NEW YORK Navy corpsman Michael Carpeso, Marine Corporal Wilfredo Santiago and an Iraqi translator known as "Hollywood" were alone in a trailer at a Marine station in Iraq on Jan. 26, 2008 when a bullet tore through Carpeso's head, leaving him partially blind and unable to recall the incident.
At first, Santiago told a Marine investigator he had only heard the shot. Days later, however, he said he had accidentally discharged his weapon.
For years, after a series of bureaucratic delays, Santiago was not court-martialed. After he left the military, the case eventually found its way to federal prosecutors in New York, who secured an indictment in January 2013, just 10 days before a five-year statute of limitations was to expire.
On Monday, a jury began hearing evidence against Santiago in what the trial judge has called an "unprecedented" civilian prosecution of a former serviceman for a crime he is accused of committing while on active duty.
Santiago is not charged with the shooting itself. Instead, he faces less serious counts of lying to military investigators in his initial interview.

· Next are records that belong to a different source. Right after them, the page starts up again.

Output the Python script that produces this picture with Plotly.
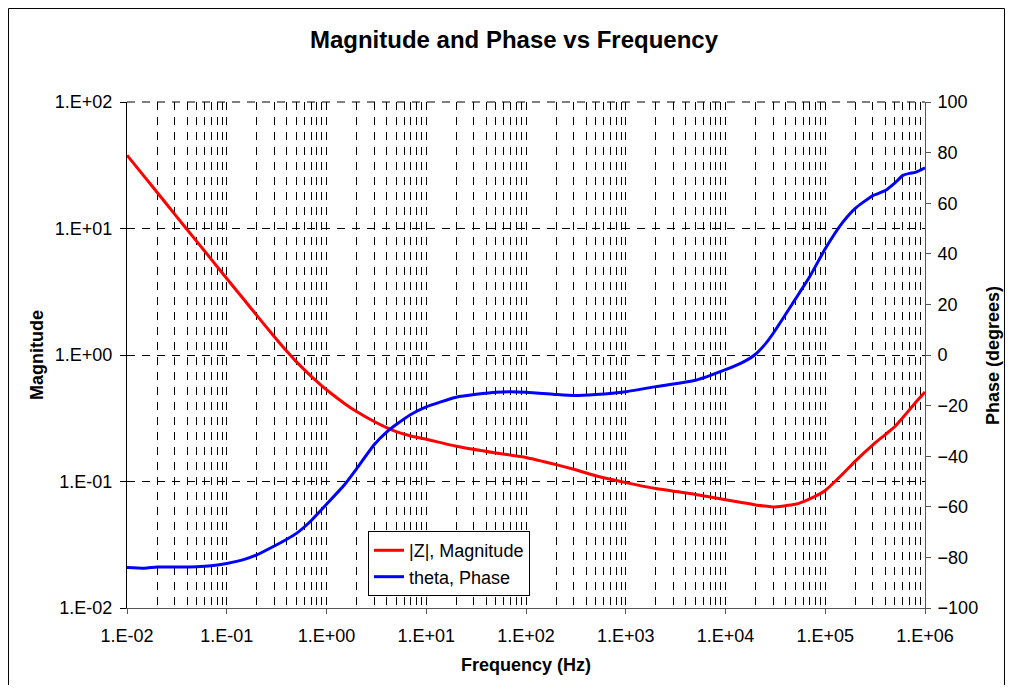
import plotly.graph_objects as go

# ---- data ----
freq_hz = [0.01, 0.015, 0.02, 0.03, 0.05, 0.07, 0.1, 0.15, 0.2, 0.3, 0.4, 0.5, 0.7,
           1, 1.5, 2, 3, 4, 5, 7, 10, 20, 50, 100, 200, 300, 500,
           1e3, 2e3, 5e3, 1e4, 1.5e4, 2e4, 2.5e4, 3e4, 5e4, 7e4, 1e5, 1.5e5, 2e5, 3e5, 4e5, 5e5, 6e5, 7e5, 8e5, 1e6]

magnitude = [38, 25.6, 19.35, 13.0, 7.91, 5.70, 4.03, 2.72, 2.056, 1.393, 1.069, 0.883, 0.682,
             0.531, 0.416, 0.357, 0.298, 0.267, 0.248, 0.229, 0.216, 0.19, 0.168, 0.155, 0.136, 0.125, 0.111,
             0.098, 0.088, 0.079, 0.0716, 0.068, 0.0653, 0.064, 0.063, 0.066, 0.073, 0.085, 0.115, 0.145, 0.195, 0.235, 0.272, 0.32, 0.37, 0.42, 0.51]

phase_deg = [-84.0, -84.3, -83.8, -83.8, -83.7, -83.3, -82.4, -80.8, -79.0, -75.5, -72.8, -70.5, -65.5,
             -59.0, -51.5, -45.0, -35.5, -30.5, -27.5, -23.5, -20.5, -16.7, -14.7, -14.7, -15.6, -16.0, -15.6,
             -14.5, -12.5, -10.0, -5.8, -2.8, 0.3, 4.3, 8.5, 22.0, 31.0, 42.0, 52.5, 58.0, 63.0, 65.0, 68.0, 71.0, 71.8, 72.2, 74.0]

x_tickvals = [1e-2, 1e-1, 1e0, 1e1, 1e2, 1e3, 1e4, 1e5, 1e6]
x_ticktext = ["1.E-02", "1.E-01", "1.E+00", "1.E+01", "1.E+02", "1.E+03", "1.E+04", "1.E+05", "1.E+06"]
y_tickvals = [1e-2, 1e-1, 1e0, 1e1, 1e2]
y_ticktext = ["1.E-02", "1.E-01", "1.E+00", "1.E+01", "1.E+02"]
y2_tickvals = [-100, -80, -60, -40, -20, 0, 20, 40, 60, 80, 100]

FONT = "Liberation Sans, Arial, sans-serif"
GRID_DASH = "8px,7px"

fig = go.Figure()
fig.add_trace(go.Scatter(x=freq_hz, y=magnitude, name="|Z|, Magnitude", mode="lines",
                         line=dict(color="#FF0000", width=3, shape="spline", smoothing=0.5),
                         yaxis="y"))
fig.add_trace(go.Scatter(x=freq_hz, y=phase_deg, name="theta, Phase", mode="lines",
                         line=dict(color="#0000FF", width=3, shape="spline", smoothing=0.5),
                         yaxis="y2"))

fig.update_layout(
    width=997, height=677,
    margin=dict(l=119, r=80, t=94, b=77),
    paper_bgcolor="white", plot_bgcolor="white",
    font=dict(family=FONT, color="black", size=18),
    title=dict(text="<b>Magnitude and Phase vs Frequency</b>", x=0.5075, xanchor="center",
               y=0.9527, yanchor="middle", font=dict(size=24, family=FONT)),
    xaxis=dict(type="log", range=[-2, 6], tickmode="array", tickvals=x_tickvals, ticktext=x_ticktext,
               showline=True, linecolor="#555555", linewidth=1, ticks="outside", ticklen=5,
               tickcolor="#555555", ticklabelstandoff=6,
               showgrid=True, gridcolor="black", gridwidth=1, griddash=GRID_DASH,
               minor=dict(dtick="D1", showgrid=True, gridcolor="black", gridwidth=1,
                          griddash=GRID_DASH, ticks=""),
               zeroline=False, tickfont=dict(size=18)),
    yaxis=dict(type="log", range=[-2, 2], tickmode="array", tickvals=y_tickvals, ticktext=y_ticktext,
               showline=True, linecolor="black", linewidth=1, ticks="outside", ticklen=6,
               tickcolor="black", ticklabelstandoff=4,
               showgrid=True, gridcolor="black", gridwidth=1, griddash=GRID_DASH,
               zeroline=False, tickfont=dict(size=18)),
    yaxis2=dict(overlaying="y", side="right", anchor="x", range=[-100, 100], tickmode="array",
                tickvals=y2_tickvals, showline=True, linecolor="#555555", linewidth=1,
                ticks="outside", ticklen=5, tickcolor="#555555", ticklabelstandoff=3,
                showgrid=False, zeroline=False, tickfont=dict(size=18)),
    legend=dict(x=0.302, y=0.152, xanchor="left", yanchor="top", bgcolor="white",
                bordercolor="black", borderwidth=1, font=dict(size=18), tracegroupgap=0),
    showlegend=True,
)

fig.add_annotation(text="<b>Magnitude</b>", xref="paper", yref="paper", x=-0.1128, y=0.5,
                   showarrow=False, textangle=-90, font=dict(size=18, family=FONT),
                   xanchor="center", yanchor="middle")
fig.add_annotation(text="<b>Phase (degrees)</b>", xref="paper", yref="paper", x=1.0852, y=0.5,
                   showarrow=False, textangle=-90, font=dict(size=18, family=FONT),
                   xanchor="center", yanchor="middle")
fig.add_annotation(text="<b>Frequency (Hz)</b>", xref="paper", yref="paper", x=0.5, y=-0.1126,
                   showarrow=False, font=dict(size=18, family=FONT),
                   xanchor="center", yanchor="middle")

# dashed top gridline (the 1.E+02 line at the top of the plot area)
fig.add_shape(type="line", xref="paper", yref="paper", x0=0, x1=1, y0=1, y1=1,
              line=dict(color="black", width=1, dash=GRID_DASH), layer="below")

# outer chart frame (left, top, right edges)
FL, FR, FT, FB = -0.1485, 1.0996, 1.1848, -0.16
for x0, y0, x1, y1 in [(FL, FB, FL, FT), (FL, FT, FR, FT), (FR, FT, FR, FB)]:
    fig.add_shape(type="line", xref="paper", yref="paper", x0=x0, y0=y0, x1=x1, y1=y1,
                  line=dict(color="black", width=1), layer="below")

fig.write_html("out.html")
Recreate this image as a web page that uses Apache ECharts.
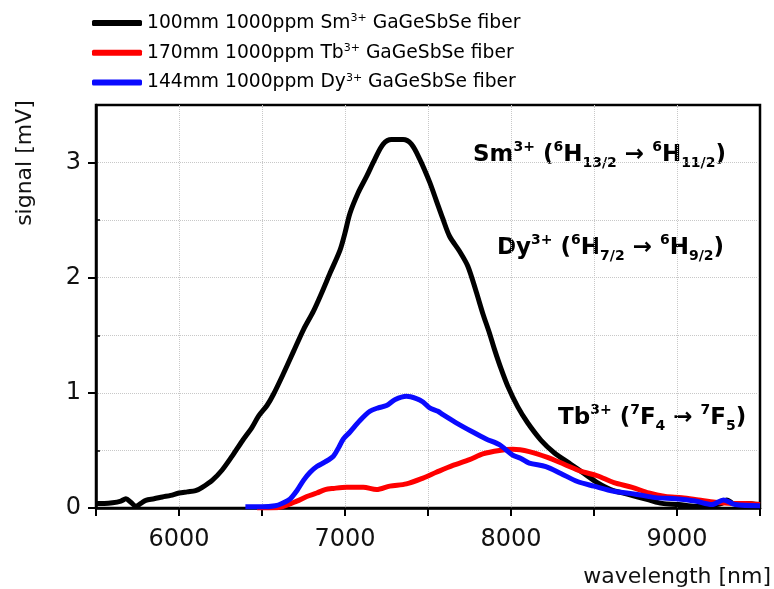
<!DOCTYPE html>
<html><head><meta charset="utf-8">
<script src="https://cdn.jsdelivr.net/npm/echarts@6/dist/echarts.min.js"></script>
<style>html,body{margin:0;padding:0;background:#fff}#c{width:774px;height:589px}</style>
</head><body><div id="c"></div>
<script>
// ---- data (wavelength in nm, signal in mV) ----
const smWavelength = [5500,5550,5600,5650,5680,5710,5740,5770,5800,5850,5900,5950,6000,6050,6100,6140,6200,6260,6320,6380,6440,6480,6530,6570,6630,6690,6750,6810,6860,6910,6970,7000,7030,7080,7130,7180,7230,7280,7350,7400,7450,7510,7550,7590,7630,7690,7740,7790,7830,7870,7900,7940,7980,8040,8100,8180,8260,8360,8440,8520,8600,8700,8830,8910,9010,9110,9190,9270,9300,9340,9410,9500];
const smSignal     = [0.04,0.04,0.045,0.06,0.08,0.05,0.015,0.04,0.067,0.08,0.096,0.11,0.13,0.14,0.15,0.18,0.24,0.33,0.45,0.58,0.70,0.80,0.89,0.99,1.17,1.36,1.55,1.71,1.87,2.04,2.24,2.39,2.56,2.74,2.88,3.03,3.16,3.20,3.20,3.16,3.03,2.83,2.67,2.51,2.36,2.23,2.10,1.88,1.69,1.52,1.38,1.21,1.06,0.88,0.74,0.59,0.48,0.38,0.30,0.22,0.16,0.12,0.07,0.04,0.03,0.015,0.02,0.04,0.07,0.04,0.04,0.03];

const tbWavelength = [6470,6550,6620,6710,6770,6830,6880,6930,7010,7110,7190,7270,7370,7470,7550,7650,7750,7830,7930,8010,8110,8220,8320,8420,8520,8620,8730,8830,8930,9030,9130,9230,9330,9410,9500];
const tbSignal     = [0.0,0.0,0.01,0.06,0.10,0.13,0.16,0.17,0.18,0.18,0.16,0.19,0.21,0.26,0.31,0.37,0.42,0.47,0.50,0.51,0.49,0.44,0.38,0.32,0.28,0.22,0.18,0.13,0.10,0.09,0.07,0.05,0.04,0.04,0.03];

const dyWavelength = [6400,6500,6580,6620,6670,6710,6750,6790,6830,6880,6930,6960,6990,7030,7090,7150,7200,7250,7300,7370,7430,7470,7510,7560,7590,7670,7770,7850,7930,8010,8060,8110,8210,8300,8400,8500,8620,8750,8870,8990,9110,9210,9280,9350,9500];
const dySignal     = [0.01,0.01,0.02,0.04,0.08,0.15,0.24,0.31,0.36,0.40,0.45,0.52,0.60,0.66,0.76,0.84,0.87,0.89,0.94,0.97,0.95,0.92,0.87,0.84,0.81,0.74,0.66,0.60,0.55,0.46,0.43,0.39,0.36,0.30,0.23,0.19,0.145,0.12,0.09,0.08,0.06,0.03,0.07,0.03,0.02];

const seriesNames = ['100mm 1000ppm Sm3+ GaGeSbSe fiber','170mm 1000ppm Tb3+ GaGeSbSe fiber','144mm 1000ppm Dy3+ GaGeSbSe fiber'];
const xLabelValues = [6000,7000,8000,9000];
const yLabelValues = [0,1,2,3];
const yMinorValues = [0.5,1.5,2.5];

function pairs(xs, ys){ return xs.map((x,i)=>[x, ys[i]]); }

const FONT = 'DejaVu Sans';
const chart = echarts.init(document.getElementById('c'), null, {renderer:'canvas'});

function mkSeries(name, xs, ys, color){
  return {
    name, type:'line', data: pairs(xs, ys), showSymbol:false, smooth:0.3,
    lineStyle:{color, width:5}, itemStyle:{color}, emphasis:{disabled:true}
  };
}

const annRich = (color) => ({
  m:{fontFamily:FONT, fontWeight:'bold', fontSize:23, lineHeight:30, color},
  u:{fontFamily:FONT, fontWeight:'bold', fontSize:14, lineHeight:22, verticalAlign:'top', color},
  d:{fontFamily:FONT, fontWeight:'bold', fontSize:14, lineHeight:14, verticalAlign:'bottom', color}
});

const gridLine = {color:'#c8c8c8', type:'dotted', width:1};

chart.setOption({
  animation:false,
  backgroundColor:'#fff',
  grid:{left:96, right:14, top:105, bottom:81, show:true, borderColor:'#000', borderWidth:2.5, backgroundColor:'transparent', containLabel:false},
  legend:{
    data:seriesNames, orient:'vertical', left:92, top:13, padding:0, itemGap:10.3,
    itemWidth:50, itemHeight:6, icon:'roundRect', selectedMode:false,
    formatter:function(name){
      const m = name.match(/^(.*?)(\d)\+(.*)$/);
      return '{a|'+m[1]+'}{s|'+m[2]+'+}{a|'+m[3]+'}';
    },
    textStyle:{fontFamily:FONT, fontSize:18.7, color:'#000',
      rich:{a:{fontFamily:FONT, fontSize:18.7, lineHeight:20, color:'#000'},
            s:{fontFamily:FONT, fontSize:11, lineHeight:14, verticalAlign:'top', color:'#000'}}}
  },
  xAxis:{
    type:'value', min:5500, max:9500, interval:500,
    axisLine:{show:true, onZero:false, lineStyle:{color:'#000', width:2.5}},
    axisTick:{show:true, length:8, lineStyle:{color:'#000', width:2}},
    axisLabel:{customValues:xLabelValues, margin:20, fontFamily:FONT, fontSize:24, color:'#111',
      formatter:function(v){ return String(v); }},
    splitLine:{show:true, showMinLine:false, showMaxLine:false, lineStyle:gridLine}
  },
  yAxis:[{
    type:'value', position:'left', min:0, max:3.5, interval:0.5,
    axisLine:{show:true, onZero:false, lineStyle:{color:'#000', width:2.5}},
    axisTick:{show:true, length:8, customValues:yLabelValues, lineStyle:{color:'#000', width:2}},
    axisLabel:{customValues:yLabelValues, margin:15, fontFamily:FONT, fontSize:24, color:'#111',
      formatter:function(v){ return String(v); }},
    splitLine:{show:true, showMinLine:false, showMaxLine:true, lineStyle:gridLine}
  },{
    type:'value', position:'left', offset:0, min:0, max:3.5, interval:0.5,
    axisLine:{show:false},
    axisTick:{show:true, inside:true, length:4, customValues:yMinorValues, lineStyle:{color:'#000', width:1.5}},
    axisLabel:{show:false},
    splitLine:{show:true, showMinLine:true, showMaxLine:true, lineStyle:gridLine}
  }],
  series:[
    mkSeries(seriesNames[0], smWavelength, smSignal, '#000000'),
    mkSeries(seriesNames[1], tbWavelength, tbSignal, '#ff0000'),
    mkSeries(seriesNames[2], dyWavelength, dySignal, '#0a0aff')
  ],
  graphic:[
    {type:'text', x:25, y:163, rotation:Math.PI/2,
      style:{text:'signal [mV]', fontFamily:FONT, fontSize:22, fill:'#111', align:'center', verticalAlign:'middle'}},
    {type:'text', x:771, y:577,
      style:{text:'wavelength [nm]', fontFamily:FONT, fontSize:22, fill:'#111', align:'right', verticalAlign:'middle'}},
    {type:'text', left:473, top:140,
      style:{text:'{m|Sm}{u|3+}{m| (}{u|6}{m|H}{d|13/2}{m| → }{u|6}{m|H}{d|11/2}{m|)}', rich:annRich('#000')}},
    {type:'text', left:497, top:233,
      style:{text:'{m|Dy}{u|3+}{m| (}{u|6}{m|H}{d|7/2}{m| → }{u|6}{m|H}{d|9/2}{m|)}', rich:annRich('#1515ff')}},
    {type:'text', left:558, top:403,
      style:{text:'{m|Tb}{u|3+}{m| (}{u|7}{m|F}{d|4}{m| → }{u|7}{m|F}{d|5}{m|)}', rich:annRich('#ff0000')}}
  ]
});
</script>
</body></html>
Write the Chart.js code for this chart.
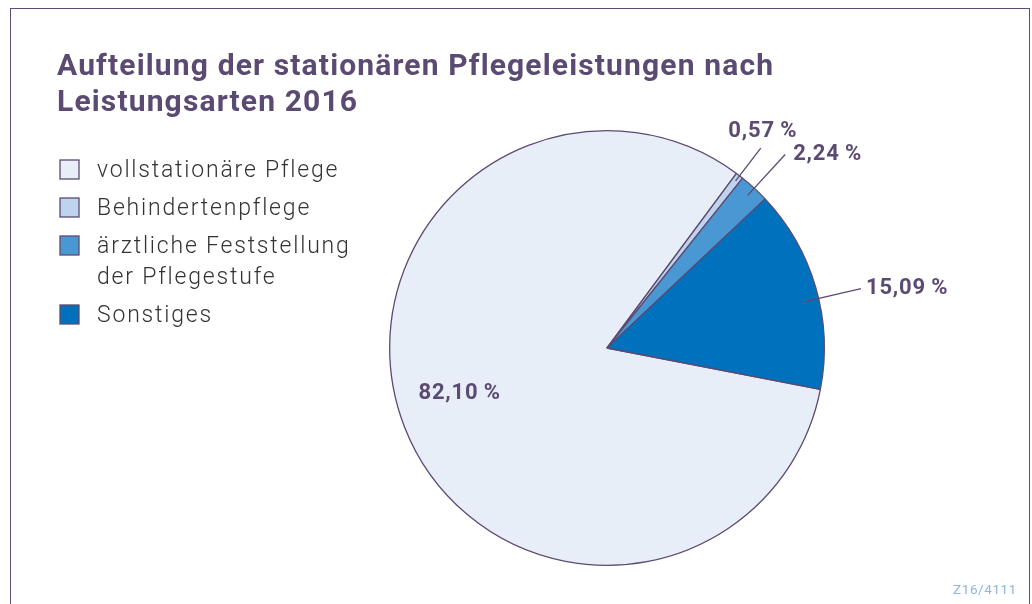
<!DOCTYPE html>
<html>
<head>
<meta charset="utf-8">
<script src="https://cdn.jsdelivr.net/npm/chart.js@4/dist/chart.umd.min.js"></script>
<style>
  body { margin: 0; background: #fff; }
  .wrap { position: relative; width: 1032px; height: 604px; }
  .frame { position: absolute; left: 10px; top: 8px; width: 1018px; height: 600px;
           border: 1.5px solid #5e4b78; border-bottom: none; }
  canvas { position: absolute; left: 0; top: 0; }
  .code { position: absolute; right: 15px; top: 581px; font: 13.5px Roboto, sans-serif;
          letter-spacing: 0.6px; color: #8fb4e0; }
</style>
</head>
<body>
<div class="wrap">
  <div class="frame"></div>
  <canvas id="myChart" width="1032" height="604"></canvas>
  <div class="code">Z16/4111</div>
</div>
<script>
const titleLines = ['Aufteilung der stationären Pflegeleistungen nach', 'Leistungsarten 2016'];
const categories = ['vollstationäre Pflege', 'Behindertenpflege', 'ärztliche Feststellung\nder Pflegestufe', 'Sonstiges'];
const shares = [82.10, 0.57, 2.24, 15.09];
const colors = ['#e8eef8', '#bed3ee', '#4a98d3', '#0071bc'];

const purple = '#5b4a72';

function fmt(v) {
  return v.toFixed(2).replace('.', ',') + '\u2009%';
}

// where each value label goes (inside or with a leader line)
const spots = [
  { inside: true, r: 0.71, turn: 4 },
  { r1: 0.97, r2: 1.16, dx: 2, dy: -17, align: 'center' },
  { r1: 0.955, r2: 1.21, dx: 8, dy: 0, align: 'left' },
  { r1: 0.93, r2: 1.2, dx: 5, dy: 0, align: 'left', turn: 3 }
];

const decor = {
  id: 'decor',
  afterDraw(chart) {
    const ctx = chart.ctx;
    ctx.save();

    // title
    ctx.fillStyle = purple;
    ctx.font = 'bold 30px Roboto';
    ctx.letterSpacing = '1.15px';
    ctx.textBaseline = 'middle';
    ctx.textAlign = 'left';
    titleLines.forEach((t, i) => ctx.fillText(t, 57, 67 + i * 36));

    // legend
    let y = 170;
    ctx.font = '300 23px Roboto';
    ctx.letterSpacing = '1.8px';
    categories.forEach((c, i) => {
      ctx.fillStyle = colors[i];
      ctx.fillRect(60, y - 10, 19, 19);
      ctx.strokeStyle = purple;
      ctx.lineWidth = 1.3;
      ctx.strokeRect(60, y - 10, 19, 19);
      ctx.fillStyle = '#333333';
      const parts = c.split('\n');
      parts.forEach((p, j) => ctx.fillText(p, 97, y + 1.5 + j * 31));
      y += 38 + (parts.length - 1) * 31;
    });

    // value labels
    const arcs = chart.getDatasetMeta(0).data;
    ctx.font = 'bold 22px Roboto';
    ctx.letterSpacing = '0.8px';
    ctx.fillStyle = purple;
    ctx.strokeStyle = purple;
    ctx.lineWidth = 1.3;
    arcs.forEach((arc, i) => {
      const s = spots[i];
      const a = (arc.startAngle + arc.endAngle) / 2 + (s.turn || 0) * Math.PI / 180;
      const R = arc.outerRadius;
      const cx = arc.x, cy = arc.y;
      if (s.inside) {
        ctx.textAlign = 'center';
        ctx.fillText(fmt(shares[i]), cx + Math.cos(a) * R * s.r, cy + Math.sin(a) * R * s.r);
        return;
      }
      const x1 = cx + Math.cos(a) * R * s.r1, y1 = cy + Math.sin(a) * R * s.r1;
      const x2 = cx + Math.cos(a) * R * s.r2, y2 = cy + Math.sin(a) * R * s.r2;
      ctx.beginPath();
      ctx.moveTo(x1, y1);
      ctx.lineTo(x2, y2);
      ctx.stroke();
      ctx.textAlign = s.align;
      ctx.fillText(fmt(shares[i]), x2 + s.dx, y2 + s.dy);
    });
    ctx.restore();
  }
};

const ctx = document.getElementById('myChart');
new Chart(ctx, {
  type: 'pie',
  data: {
    labels: categories,
    datasets: [{
      data: shares,
      backgroundColor: colors,
      borderColor: purple,
      borderWidth: 1.3
    }]
  },
  options: {
    responsive: false,
    animation: false,
    rotation: 101,
    layout: { padding: { left: 389, right: 207, top: 130, bottom: 38 } },
    plugins: {
      legend: { display: false },
      tooltip: { enabled: false }
    }
  },
  plugins: [decor]
});
</script>
</body>
</html>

That is the fault of the Marines, said U.S. District Judge Colleen McMahon, who is overseeing the trial. In a harshly worded opinion in December, she ruled that Marine lawyers deliberately delayed prosecuting the case because they saw it as an "embarrassment."
As a result, McMahon threw out an assault charge against Santiago, because the lone witness to the shooting, Hollywood, had disappeared in postwar Iraq during the intervening years.
"It is not a tale that inspires confidence in our criminal justice system," McMahon wrote in December. "This matter was an embarrassment to the Marines; they wanted it to be over and done with – to be left behind in Iraq, along with a lot of bad memories and unfortunate results."
In a statement on Monday, Marines spokesman Captain Tyler Balzer said the Marines had made major improvements in its prosecutorial procedures in the last four years.
"The Santiago case was an anomaly and does not reflect the current practice of law within the Marine Corps," he said. "The centralization of prosecution services has dramatically improved supervision and oversight of our prosecutors."
Prosecutors in New York brought the case under the 2001 Military Extraterritorial Jurisdiction Act, which allows the Justice Department to charge American contractors or other civilians who committed crimes at military bases in foreign countries.
The Santiago case appears to be the first time civilian prosecutors have invoked the law to go after a former serviceman who was active at the time of the alleged crime.
At the trial on Monday, prosecutors told jurors that Santiago must be held accountable for lying.
"When the moment demanded honesty, Santiago chose deception," Assistant U.S. Attorney Damian Williams said.
But defense attorney Annalisa Miron said Santiago had told the truth as he remembered it at the time.
"The days following a shocking and traumatic event are very sensitive," she said.
The trial is expected to end this week.